Giving yourself permission to feel anxious without judgment reduces the secondary anxiety that comes from feeling like you “shouldn’t” feel this way.
Separate Excitement from Anxiety
Excitement and anxiety create very similar physical sensations – increased heart rate, butterflies in your stomach, restlessness. Sometimes, what feels like anxiety is actually a mix of excitement and nervousness.
Try reframing the sensation. Instead of “I’m so anxious about this,” try “I’m excited and a little nervous, which makes sense given how big this change is.”
Focus on What You Can Control
Anxiety thrives on things you can’t control. Shift your focus to what you can control:
- Preparing for the new role, relationship, or situation
- Building support systems
- Taking care of your physical and mental health
- Breaking the transition into smaller, manageable steps
You can’t control whether everything will go perfectly, but you can control how you prepare and how you respond to challenges.
Challenge Catastrophic Thinking
Anxiety often takes the form of catastrophic “what if” thoughts: “What if I fail? What if I can’t handle it? What if I made a huge mistake?”
Challenge these thoughts by asking:
- What evidence do I have that this will actually happen?
- What’s the most likely outcome, not the worst-case scenario?
- Even if things don’t go perfectly, can I handle it?
- Have I successfully navigated change before?
Most of the time, the catastrophic outcomes your brain is predicting are far less likely than the more neutral or positive outcomes.
Build in Transition Time
Don’t expect yourself to jump into a major change and immediately feel comfortable. Give yourself time to adjust. It’s normal to feel awkward, overwhelmed, or uncertain in the early stages of any transition.
Allow yourself a grace period where you’re still learning, still adapting, and still figuring things out. You don’t have to have it all together on day one.
Maintain Some Familiarity
When everything feels like it’s changing at once, maintaining some familiar routines or connections can provide stability.
If you’re moving to a new city, keep in touch with old friends. If you’re starting a new job, maintain your morning routine. If you’re having a baby, hold onto hobbies or activities that feel like “you.”

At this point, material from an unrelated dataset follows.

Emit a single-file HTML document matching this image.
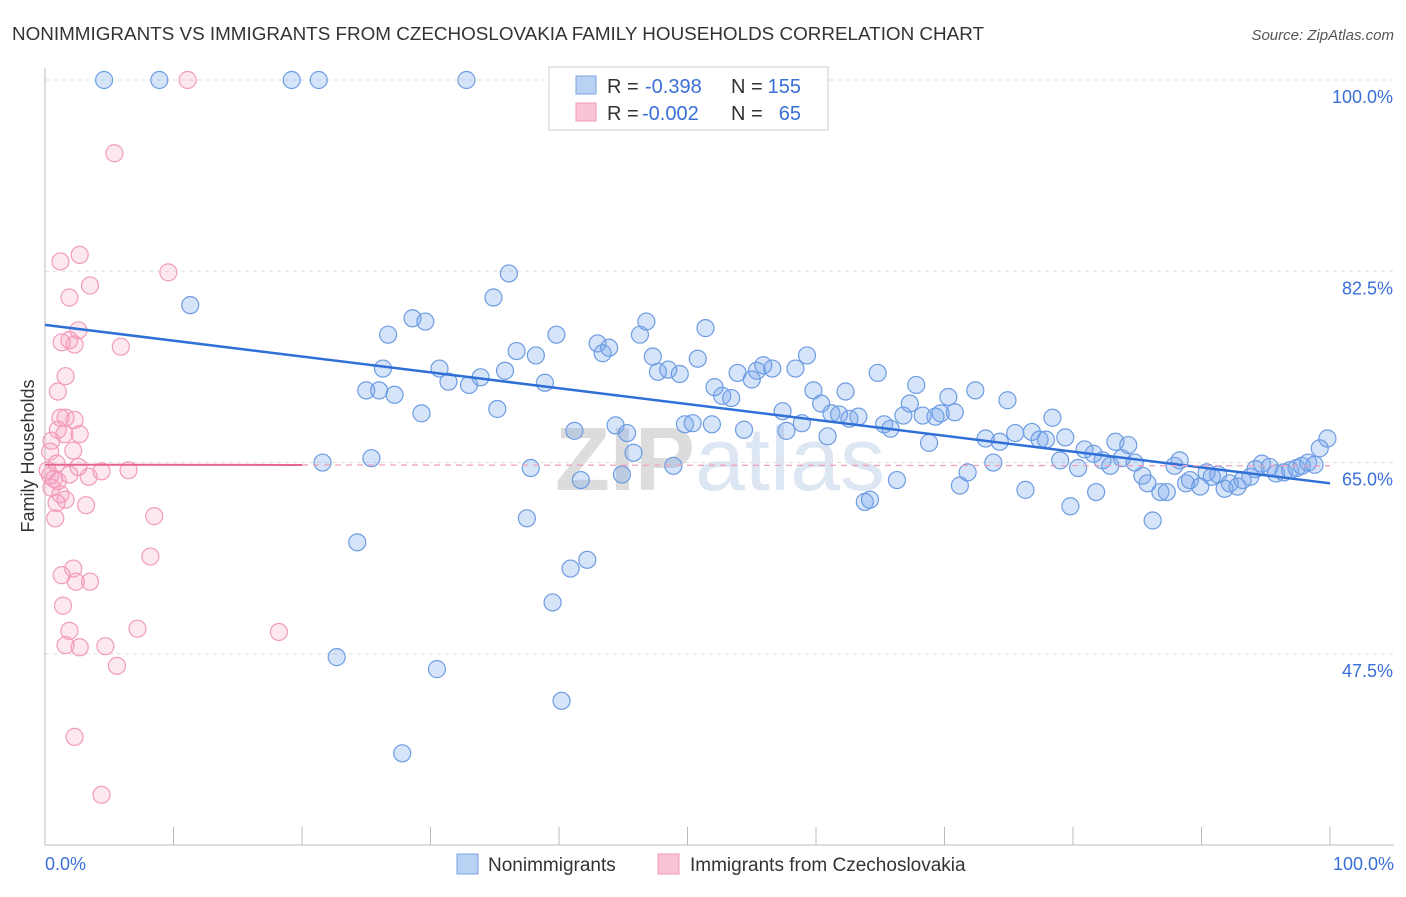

You don’t have to let go of everything familiar to embrace change.
Talk About It
Anxiety thrives in isolation. Talking about your feelings – with a partner, friend, family member, or therapist – helps you process them and realize you’re not alone.

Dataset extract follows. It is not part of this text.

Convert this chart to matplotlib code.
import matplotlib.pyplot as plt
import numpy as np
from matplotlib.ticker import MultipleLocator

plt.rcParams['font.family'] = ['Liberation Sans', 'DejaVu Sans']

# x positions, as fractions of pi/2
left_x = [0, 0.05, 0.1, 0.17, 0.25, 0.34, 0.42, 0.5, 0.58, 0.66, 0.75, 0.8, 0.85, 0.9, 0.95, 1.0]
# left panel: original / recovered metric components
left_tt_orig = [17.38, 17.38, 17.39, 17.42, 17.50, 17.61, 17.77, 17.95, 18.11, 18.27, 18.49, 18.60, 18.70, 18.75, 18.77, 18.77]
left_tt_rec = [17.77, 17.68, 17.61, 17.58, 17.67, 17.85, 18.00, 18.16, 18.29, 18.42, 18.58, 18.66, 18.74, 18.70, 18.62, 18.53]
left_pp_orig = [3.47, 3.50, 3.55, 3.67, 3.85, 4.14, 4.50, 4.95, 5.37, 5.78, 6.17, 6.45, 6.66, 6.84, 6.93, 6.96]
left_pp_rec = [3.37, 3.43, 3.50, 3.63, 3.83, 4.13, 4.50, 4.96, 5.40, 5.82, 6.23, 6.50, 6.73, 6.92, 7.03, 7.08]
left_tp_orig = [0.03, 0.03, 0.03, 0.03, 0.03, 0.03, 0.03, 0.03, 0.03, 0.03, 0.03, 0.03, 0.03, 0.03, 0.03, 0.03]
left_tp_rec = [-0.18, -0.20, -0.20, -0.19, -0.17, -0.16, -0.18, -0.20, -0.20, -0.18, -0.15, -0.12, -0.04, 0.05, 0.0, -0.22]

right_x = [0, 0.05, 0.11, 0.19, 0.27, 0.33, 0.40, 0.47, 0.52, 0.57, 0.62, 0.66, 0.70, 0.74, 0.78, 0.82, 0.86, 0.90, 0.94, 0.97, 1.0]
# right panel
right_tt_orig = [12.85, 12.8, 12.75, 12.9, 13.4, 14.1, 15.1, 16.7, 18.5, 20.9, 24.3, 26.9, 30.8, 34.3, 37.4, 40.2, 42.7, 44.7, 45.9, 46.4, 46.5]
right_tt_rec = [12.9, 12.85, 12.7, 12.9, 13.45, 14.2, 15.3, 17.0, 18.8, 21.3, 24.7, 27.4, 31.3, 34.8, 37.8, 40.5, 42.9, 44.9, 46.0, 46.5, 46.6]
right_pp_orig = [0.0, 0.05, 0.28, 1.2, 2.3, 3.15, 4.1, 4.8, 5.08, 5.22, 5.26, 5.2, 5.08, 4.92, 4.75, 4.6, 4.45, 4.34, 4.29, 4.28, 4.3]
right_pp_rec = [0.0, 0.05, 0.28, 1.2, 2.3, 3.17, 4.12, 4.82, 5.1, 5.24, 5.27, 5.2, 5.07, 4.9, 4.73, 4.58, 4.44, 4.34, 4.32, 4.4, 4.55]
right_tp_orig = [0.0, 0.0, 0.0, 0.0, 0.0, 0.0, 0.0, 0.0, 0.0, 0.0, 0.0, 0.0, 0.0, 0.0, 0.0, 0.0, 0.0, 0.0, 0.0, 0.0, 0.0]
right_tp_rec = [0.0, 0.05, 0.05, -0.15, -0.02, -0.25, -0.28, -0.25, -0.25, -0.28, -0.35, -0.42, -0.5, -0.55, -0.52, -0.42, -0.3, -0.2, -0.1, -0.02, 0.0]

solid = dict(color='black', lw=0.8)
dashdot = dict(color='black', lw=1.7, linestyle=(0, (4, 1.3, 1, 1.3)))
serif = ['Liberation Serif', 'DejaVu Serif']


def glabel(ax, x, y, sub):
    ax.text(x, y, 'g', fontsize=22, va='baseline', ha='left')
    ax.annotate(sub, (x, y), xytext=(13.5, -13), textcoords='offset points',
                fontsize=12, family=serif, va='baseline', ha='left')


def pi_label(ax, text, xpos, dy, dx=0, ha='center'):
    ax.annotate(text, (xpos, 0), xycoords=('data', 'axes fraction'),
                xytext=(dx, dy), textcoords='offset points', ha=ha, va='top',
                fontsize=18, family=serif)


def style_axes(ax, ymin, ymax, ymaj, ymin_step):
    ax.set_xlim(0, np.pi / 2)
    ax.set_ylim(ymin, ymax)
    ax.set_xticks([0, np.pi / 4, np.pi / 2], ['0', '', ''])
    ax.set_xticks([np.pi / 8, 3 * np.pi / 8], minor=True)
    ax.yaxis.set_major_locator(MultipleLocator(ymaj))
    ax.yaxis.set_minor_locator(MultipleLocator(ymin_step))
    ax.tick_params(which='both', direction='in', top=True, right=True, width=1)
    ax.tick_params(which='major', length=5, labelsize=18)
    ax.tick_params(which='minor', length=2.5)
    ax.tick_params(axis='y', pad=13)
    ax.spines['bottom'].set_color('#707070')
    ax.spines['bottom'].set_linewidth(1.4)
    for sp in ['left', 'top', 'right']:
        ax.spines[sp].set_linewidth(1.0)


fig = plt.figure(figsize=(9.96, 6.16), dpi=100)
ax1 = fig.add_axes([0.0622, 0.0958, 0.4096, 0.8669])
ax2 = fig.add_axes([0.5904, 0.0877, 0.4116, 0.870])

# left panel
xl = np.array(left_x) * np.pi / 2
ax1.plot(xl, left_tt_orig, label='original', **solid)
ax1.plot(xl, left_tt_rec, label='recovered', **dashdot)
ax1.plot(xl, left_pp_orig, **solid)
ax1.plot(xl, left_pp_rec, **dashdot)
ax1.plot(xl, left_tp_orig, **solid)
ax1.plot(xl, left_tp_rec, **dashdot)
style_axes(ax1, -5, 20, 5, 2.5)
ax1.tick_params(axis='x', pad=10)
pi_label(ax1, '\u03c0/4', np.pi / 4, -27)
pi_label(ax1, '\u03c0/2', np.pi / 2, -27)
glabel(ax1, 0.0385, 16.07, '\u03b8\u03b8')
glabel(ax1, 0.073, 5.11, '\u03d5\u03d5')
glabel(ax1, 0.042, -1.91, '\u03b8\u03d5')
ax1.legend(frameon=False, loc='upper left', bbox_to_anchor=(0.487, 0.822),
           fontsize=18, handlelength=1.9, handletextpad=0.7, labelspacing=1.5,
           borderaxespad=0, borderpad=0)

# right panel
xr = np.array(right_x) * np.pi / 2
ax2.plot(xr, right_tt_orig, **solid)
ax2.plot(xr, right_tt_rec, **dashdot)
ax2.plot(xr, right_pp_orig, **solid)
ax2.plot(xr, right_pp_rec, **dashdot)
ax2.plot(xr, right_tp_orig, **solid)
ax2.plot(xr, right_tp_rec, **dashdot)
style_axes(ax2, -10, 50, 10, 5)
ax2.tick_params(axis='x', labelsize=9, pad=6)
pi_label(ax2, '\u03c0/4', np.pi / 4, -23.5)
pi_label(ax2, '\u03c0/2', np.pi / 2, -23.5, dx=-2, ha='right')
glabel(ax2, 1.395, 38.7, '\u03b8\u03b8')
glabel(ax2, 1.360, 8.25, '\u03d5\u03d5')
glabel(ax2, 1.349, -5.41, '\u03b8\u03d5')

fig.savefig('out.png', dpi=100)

If people in your life don’t understand why you’re anxious about a positive change, find someone who does. A therapist who specializes in anxiety or life transitions can provide validation and tools to manage the discomfort.
When to Seek Professional Support
If anxiety about change is preventing you from moving forward, causing significant distress, or interfering with your ability to function, therapy can help.
Therapy provides:
- A Space To Process Your Feelings – Without judgment or pressure to “just be happy.”
- Tools To Manage Anxiety – Cognitive-behavioral strategies, mindfulness, and other techniques that reduce anxiety symptoms.
- Support Through The Transition – Having someone in your corner as you navigate the change can make it feel less overwhelming.
- Clarity About Whether The Change Is Right – Sometimes, anxiety is your intuition telling you something important. Therapy can help you distinguish between normal transition anxiety and genuine concerns about the decision.
If you’re anxious about a positive change in your life, you’re not alone. Change is inherently stressful, even when it’s something you want and choose. Your anxiety doesn’t mean you made the wrong decision. It means you’re human, and your brain is processing a major transition.
With the right support, strategies, and self-compassion, you can move through the anxiety and into the life you’re building – one that’s richer, fuller, and more aligned with what you want, even if getting there feels uncomfortable.